When I come inside with a bowl full of stuff I’ve grown, I am a pioneer. A garden warrior. A legend in my own lunch time. Just ask me.
The reality is a little different, of course. I’m hardly living a life of self-sustainability. If we were forced to exist on what I manage to grow, we’d go hungry very quickly and get sick of green beans even sooner.
While I’m proud of every tomato, every carrot, every salad made of homegrown veggies, I think the biggest takeaway from gardening is what it’s taught me about the value of the food we eat.
I know how long it takes for broccoli to grow. I know that an apple takes six months of care before its ready to eat — watching it emerge as a late winter flower, nursing it through the spring winds, keeping the birds away over summer (or if you’re me this year, not keeping the birds away and not having any apples as a result) and checking in daily to see if it is ready to pick come autumn.
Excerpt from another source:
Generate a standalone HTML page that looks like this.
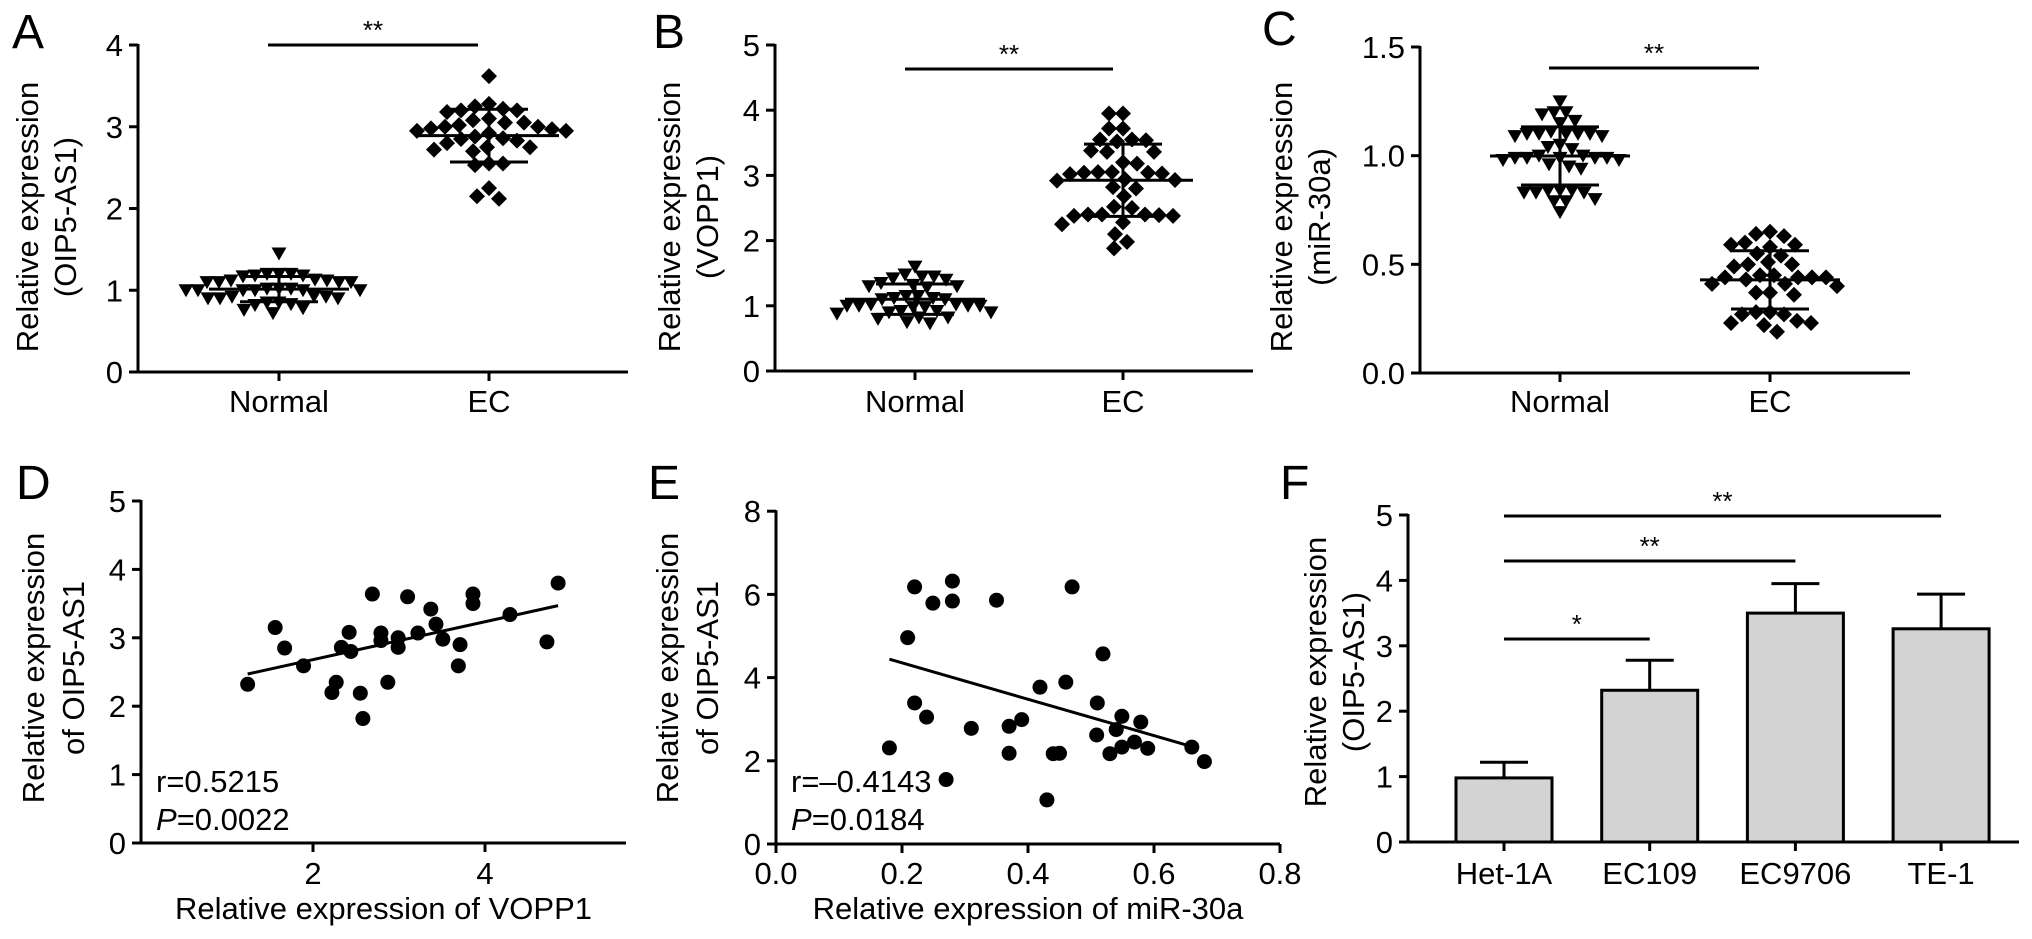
<!DOCTYPE html>
<html><head><meta charset="utf-8"><style>
html,body{margin:0;padding:0;background:#fff;}
svg{display:block;font-family:"Liberation Sans",Arial,sans-serif;}
</style></head><body>
<svg id="fig" width="2032" height="939" viewBox="0 0 2032 939" xmlns="http://www.w3.org/2000/svg"></svg>
<script>
// ---------- Panel A data ----------
const aCategories = ["Normal", "EC"];
const aNormal = [1.45,1.2,1.2,1.18,1.17,1.18,1.2,1.12,1.1,1.1,1.12,1.1,1.1,1.13,1.02,1.0,1.0,1.0,1.02,1.0,1.0,1.0,1.02,0.92,0.9,0.9,0.92,0.9,0.93,0.85,0.83,0.82,0.85,0.78,0.76,0.72];
const aEC = [3.62,3.28,3.22,3.2,3.2,3.18,3.25,3.08,3.05,3.1,3.05,3.0,2.98,3.02,2.97,2.95,3.0,2.92,2.95,2.88,2.85,2.86,2.83,2.8,2.75,2.72,2.7,2.75,2.55,2.53,2.55,2.25,2.12,2.15];
const aTicks = [0,1,2,3,4];
// ---------- Panel B data ----------
const bCategories = ["Normal", "EC"];
const bNormal = [1.6,1.45,1.42,1.45,1.4,1.48,1.35,1.3,1.3,1.28,1.32,1.15,1.12,1.1,1.12,1.1,1.15,1.0,1.02,1.0,0.98,1.0,1.02,0.98,1.0,0.92,0.9,0.88,0.9,0.92,0.82,0.8,0.82,0.75,0.73];
const bEC = [3.95,3.95,3.72,3.72,3.55,3.54,3.52,3.55,3.38,3.36,3.36,3.2,3.18,3.05,3.04,3.02,3.05,3.04,3.03,2.93,2.92,2.94,2.8,2.82,2.68,2.52,2.5,2.4,2.38,2.4,2.39,2.38,2.4,2.25,2.28,2.1,1.98,1.88];
const bTicks = [0,1,2,3,4,5];
// ---------- Panel C data ----------
const cCategories = ["Normal", "EC"];
const cNormal = [1.25,1.2,1.2,1.19,1.15,1.16,1.1,1.1,1.09,1.1,1.11,1.1,1.09,1.1,1.04,1.05,1.03,0.99,0.99,1.0,0.98,0.99,0.99,1.0,0.99,0.98,0.95,0.94,0.96,0.84,0.83,0.84,0.83,0.84,0.83,0.79,0.8,0.79,0.74];
const cEC = [0.65,0.64,0.63,0.6,0.59,0.58,0.59,0.55,0.54,0.51,0.5,0.5,0.49,0.45,0.44,0.44,0.43,0.44,0.45,0.44,0.41,0.4,0.41,0.37,0.36,0.37,0.28,0.28,0.27,0.27,0.24,0.23,0.22,0.23,0.19];
const cTicks = [0,0.5,1.0,1.5];
// ---------- Panel D data ----------
const dX = [1.24,1.56,1.67,1.89,2.22,2.27,2.33,2.42,2.44,2.55,2.58,2.69,2.79,2.79,2.87,2.99,2.99,3.1,3.22,3.37,3.43,3.51,3.71,3.69,3.86,3.86,4.29,4.72,4.85];
const dY = [2.32,3.15,2.85,2.59,2.2,2.35,2.86,3.08,2.8,2.19,1.82,3.64,3.07,2.96,2.35,3.0,2.86,3.6,3.07,3.42,3.2,2.98,2.9,2.59,3.64,3.5,3.34,2.94,3.8];
const dFit = [0.277, 2.127];
const dFitRange = [1.24, 4.85];
const dXTicks = [2,4];
const dYTicks = [0,1,2,3,4,5];
// ---------- Panel E data ----------
const eX = [0.18,0.209,0.22,0.22,0.239,0.249,0.27,0.28,0.28,0.31,0.35,0.37,0.37,0.39,0.419,0.43,0.44,0.45,0.46,0.47,0.51,0.509,0.519,0.53,0.54,0.549,0.549,0.569,0.579,0.59,0.66,0.68];
const eY = [2.31,4.96,6.18,3.39,3.05,5.79,1.55,6.32,5.84,2.78,5.86,2.83,2.18,2.99,3.77,1.06,2.17,2.18,3.89,6.18,3.39,2.62,4.57,2.17,2.75,3.07,2.33,2.45,2.93,2.3,2.33,1.98];
const eFit = [-4.375, 5.23];
const eFitRange = [0.18, 0.66];
const eXTicks = [0,0.2,0.4,0.6,0.8];
const eYTicks = [0,2,4,6,8];
// ---------- Panel F data ----------
const fCategories = ["Het-1A","EC109","EC9706","TE-1"];
const fMeans = [0.98,2.32,3.5,3.26];
const fSD = [0.24,0.46,0.45,0.53];
const fTicks = [0,1,2,3,4,5];

const NS = "http://www.w3.org/2000/svg";
const svg = document.getElementById("fig");
function mk(tag, attrs, parent){ const el=document.createElementNS(NS,tag); for(const k in attrs) el.setAttribute(k,attrs[k]); (parent||svg).appendChild(el); return el; }
function txt(s, attrs, parent){ const t=mk("text",attrs,parent); t.textContent=s; return t; }
function fmt(v,dec){ return dec? v.toFixed(dec) : String(v); }
const FS = 31;

function yAxis(g, x0, yTop, yBot, ticks, yS, dec, name){
  const ax = mk("line",{x1:x0,y1:yTop-1,x2:x0,y2:yBot+1.5,stroke:"#000","stroke-width":3},g);
  
  
  ticks.forEach(t=>{
    const y=yS(t);
    const tk = mk("line",{x1:x0-9,y1:y,x2:x0,y2:y,stroke:"#000","stroke-width":3},g);
    
    
    const lb = txt(fmt(t,dec),{x:x0-15,y:y+11,"text-anchor":"end","font-size":FS},g);
    
    
  });
}
function xAxisLine(g, x0, x1, y, name){
  const ax = mk("line",{x1:x0-1.5,y1:y,x2:x1,y2:y,stroke:"#000","stroke-width":3},g);
  
  
}
function xTick(g, x, y, label, name, ly){
  const tk = mk("line",{x1:x,y1:y,x2:x,y2:y+9,stroke:"#000","stroke-width":3},g);
  
  
  const lb = txt(label,{x:x,y:ly,"text-anchor":"middle","font-size":FS},g);
  
  
}
function yTitle(g, lines, xs, cy, name){
  lines.forEach((s,i)=>{
    const t = txt(s,{x:0,y:0,"text-anchor":"middle","font-size":FS,transform:`translate(${xs[i]},${cy}) rotate(-90)`},g);
    
    
  });
}
function panelLetter(s,x,y){
  const t = txt(s,{x:x,y:y,"font-size":48});
  
  
}
function sigBar(g, x1, x2, y, stars, name){
  const l = mk("line",{x1:x1,y1:y,x2:x2,y2:y,stroke:"#000","stroke-width":3},g);
  
  
  const t = txt(stars,{x:(x1+x2)/2,y:y-6,"text-anchor":"middle","font-size":26},g);
  
  
}
function swarm(vals, yS, d){
  const idx = vals.map((v,i)=>i).sort((a,b)=>vals[b]-vals[a]);
  const placed=[]; const out=new Array(vals.length);
  idx.forEach(i=>{
    const y=yS(vals[i]);
    let off=0;
    for(let s=0;s<400;s++){
      const o = (s%2===0?1:-1)*Math.ceil(s/2);
      const ok = placed.every(p=>{const dx=p[0]-o, dy=p[1]-y; return dx*dx+dy*dy>=d*d;});
      if(ok){off=o;break;}
    }
    placed.push([off,y]); out[i]=[off,y];
  });
  return out;
}
function meanSD(v){ const m=v.reduce((a,b)=>a+b,0)/v.length; const sd=Math.sqrt(v.reduce((a,b)=>a+(b-m)*(b-m),0)/(v.length-1)); return [m,sd]; }
function dotGroup(g, vals, cx, yS, shape, name){
  const pos = swarm(vals, yS, shape==="tri"?12:14);
  pos.forEach(p=>{
    const x=cx+p[0], y=p[1];
    let el;
    if(shape==="tri") el = mk("polygon",{points:`${x-7.5},${y-6} ${x+7.5},${y-6} ${x},${y+7}`,fill:"#000"},g);
    else el = mk("polygon",{points:`${x},${y-8} ${x+8},${y} ${x},${y+8} ${x-8},${y}`,fill:"#000"},g);
    
    
  });
  const [m,sd]=meanSD(vals);
  const ym=yS(m), yt=yS(m+sd), yb=yS(m-sd);
  const ml = mk("line",{x1:cx-70,y1:ym,x2:cx+70,y2:ym,stroke:"#000","stroke-width":3},g);
  
  
  const vl = mk("line",{x1:cx,y1:yt,x2:cx,y2:yb,stroke:"#000","stroke-width":3},g);
  
  
  [yt,yb].forEach(yy=>{
    const c = mk("line",{x1:cx-39,y1:yy,x2:cx+39,y2:yy,stroke:"#000","stroke-width":3},g);
    
    
  });
}
function dotPanel(cfg){
  const g = mk("g",{});
  
  
  const yS = v=> cfg.y0 - (v-cfg.ticks[0])/(cfg.ticks[cfg.ticks.length-1]-cfg.ticks[0])*(cfg.y0-cfg.yTop);
  yAxis(g, cfg.ax, cfg.yTop, cfg.y0, cfg.ticks, yS, cfg.dec, cfg.id);
  xAxisLine(g, cfg.ax, cfg.axEnd, cfg.y0, cfg.id);
  cfg.cats.forEach((c,i)=>xTick(g, cfg.cx[i], cfg.y0, c, cfg.id, 412));
  dotGroup(g, cfg.g1, cfg.cx[0], yS, "tri", cfg.id+'-normal');
  dotGroup(g, cfg.g2, cfg.cx[1], yS, "dia", cfg.id+'-ec');
  sigBar(g, cfg.sig[0], cfg.sig[1], cfg.sig[2], "**", cfg.id);
  yTitle(g, cfg.title, cfg.tx, 217, cfg.id);
}
dotPanel({id:"a",ax:138,axEnd:628,y0:372,yTop:45,ticks:aTicks,dec:0,cats:aCategories,cx:[279,489],g1:aNormal,g2:aEC,sig:[268,478,45],title:["Relative expression","(OIP5-AS1)"],tx:[38,76]});
dotPanel({id:"b",ax:775,axEnd:1253,y0:371,yTop:45,ticks:bTicks,dec:0,cats:bCategories,cx:[915,1123],g1:bNormal,g2:bEC,sig:[905,1113,69],title:["Relative expression","(VOPP1)"],tx:[680,718]});
dotPanel({id:"c",ax:1420,axEnd:1910,y0:373,yTop:47,ticks:cTicks,dec:1,cats:cCategories,cx:[1560,1770],g1:cNormal,g2:cEC,sig:[1549,1759,68],title:["Relative expression","(miR-30a)"],tx:[1292,1330]});
panelLetter("A",12,48); panelLetter("B",653,48); panelLetter("C",1262,45);

function scatterPanel(cfg){
  const g = mk("g",{});
  
  
  const xS = v=> cfg.ax + (v-cfg.xMin)*cfg.xUnit;
  const yS = v=> cfg.y0 - v*cfg.yUnit;
  yAxis(g, cfg.ax, yS(cfg.yTicks[cfg.yTicks.length-1]), cfg.y0, cfg.yTicks, yS, 0, cfg.id);
  xAxisLine(g, cfg.ax, cfg.axEnd, cfg.y0, cfg.id);
  cfg.xTicks.forEach(t=>xTick(g, xS(t), cfg.y0, fmt(t,cfg.xdec), cfg.id, 884));
  cfg.xs.forEach((xv,i)=>{
    const c = mk("circle",{cx:xS(xv),cy:yS(cfg.ys[i]),r:7.5,fill:"#000"},g);
    
    
  });
  const [s,b]=cfg.fit;
  const fl = mk("line",{x1:xS(cfg.fitR[0]),y1:yS(s*cfg.fitR[0]+b),x2:xS(cfg.fitR[1]),y2:yS(s*cfg.fitR[1]+b),stroke:"#000","stroke-width":3},g);
  
  
  const r = txt(cfg.r,{x:cfg.ax+15,y:792,"font-size":FS},g);
  
  
  const p = mk("text",{x:cfg.ax+15,y:830,"font-size":FS},g);
  
  
  const pi = mk("tspan",{"font-style":"italic"},p); pi.textContent="P";
  const pr = mk("tspan",{},p); pr.textContent="="+cfg.p;
  const xt = txt(cfg.xTitle,{x:(cfg.ax+cfg.axEnd)/2,y:919,"text-anchor":"middle","font-size":FS},g);
  
  
  yTitle(g, ["Relative expression","of OIP5-AS1"], cfg.tx, 668, cfg.id);
}
scatterPanel({id:"d",ax:141,axEnd:626,y0:843,yUnit:68.4,xMin:0,xUnit:86,xTicks:dXTicks,yTicks:dYTicks,xdec:0,xs:dX,ys:dY,fit:dFit,fitR:dFitRange,r:"r=0.5215",p:"0.0022",xTitle:"Relative expression of VOPP1",tx:[44,84]});
scatterPanel({id:"e",ax:776,axEnd:1280,y0:844,yUnit:41.6,xMin:0,xUnit:630,xTicks:eXTicks,yTicks:eYTicks,xdec:1,xs:eX,ys:eY,fit:eFit,fitR:eFitRange,r:"r=\u20130.4143",p:"0.0184",xTitle:"Relative expression of miR-30a",tx:[678,718]});
panelLetter("D",16,499); panelLetter("E",648,499);

// ---------- Panel F ----------
(function(){
  const g = mk("g",{});
  
  
  const ax=1408, y0=842, unit=65.4, xStart=1504, step=145.7, bw=96;
  const yS=v=>y0-v*unit, xC=i=>xStart+i*step;
  fCategories.forEach((c,i)=>{
    const x=xC(i);
    const bar = mk("rect",{x:x-bw/2,y:yS(fMeans[i]),width:bw,height:y0-yS(fMeans[i]),fill:"#d3d3d3",stroke:"#000","stroke-width":3},g);
    
    
    const ev = mk("line",{x1:x,y1:yS(fMeans[i]),x2:x,y2:yS(fMeans[i]+fSD[i]),stroke:"#000","stroke-width":3},g);
    
    
    const ec = mk("line",{x1:x-24,y1:yS(fMeans[i]+fSD[i]),x2:x+24,y2:yS(fMeans[i]+fSD[i]),stroke:"#000","stroke-width":3},g);
    
    
  });
  yAxis(g, ax, yS(5), y0, fTicks, yS, 0, "f");
  xAxisLine(g, ax, 2019, y0, "f");
  fCategories.forEach((c,i)=>xTick(g, xC(i), y0, c, "f", 884));
  sigBar(g, 1504, xC(1), 639, "*", "f-ec109");
  sigBar(g, 1504, xC(2), 561, "**", "f-ec9706");
  sigBar(g, 1504, xC(3), 516, "**", "f-te1");
  yTitle(g, ["Relative expression","(OIP5-AS1)"], [1326,1364], 672, "f");
})();
panelLetter("F",1280,499);
</script>
</body></html>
And knowing that, knowing how much work goes into our food, I find it harder to waste. I find myself wanting to honour it more. Also:
food costs money and wasting money sucks (Australian households on average waste about $1000 worth of food a year)
it’s not only the food that gets wasted but the efforts of the grower, the transport and packaging required, the electricity to keep it cold or fresh
at the risk of sounding like everyone’s mum in the 90s (“Think of the starving children! Eat your broccoli!”) fresh food is precious, a privilege that shouldn’t be taken for granted
food waste is one of the biggest drivers of climate change (if it was a country, it would be the third biggest greenhouse gas emitter after China and the US)
And before I go any further, I want to say that I don’t blame our growers and farmers for any of this. They are often grossly underpaid for their crops, so they need to produce as much as they can for as little as they can. Supermarkets demand perfection. Consumers want to buy peaches in winter and pumpkins in spring. So growers plant monocultures, they spray, they use cold storage, they do what they need to in order to make a living. I don’t hold them responsible. (Are there farmers doing it differently? Absolutely. Would I like to see more farmers doing it? Absolutely. But for that to happen, the system needs to change.)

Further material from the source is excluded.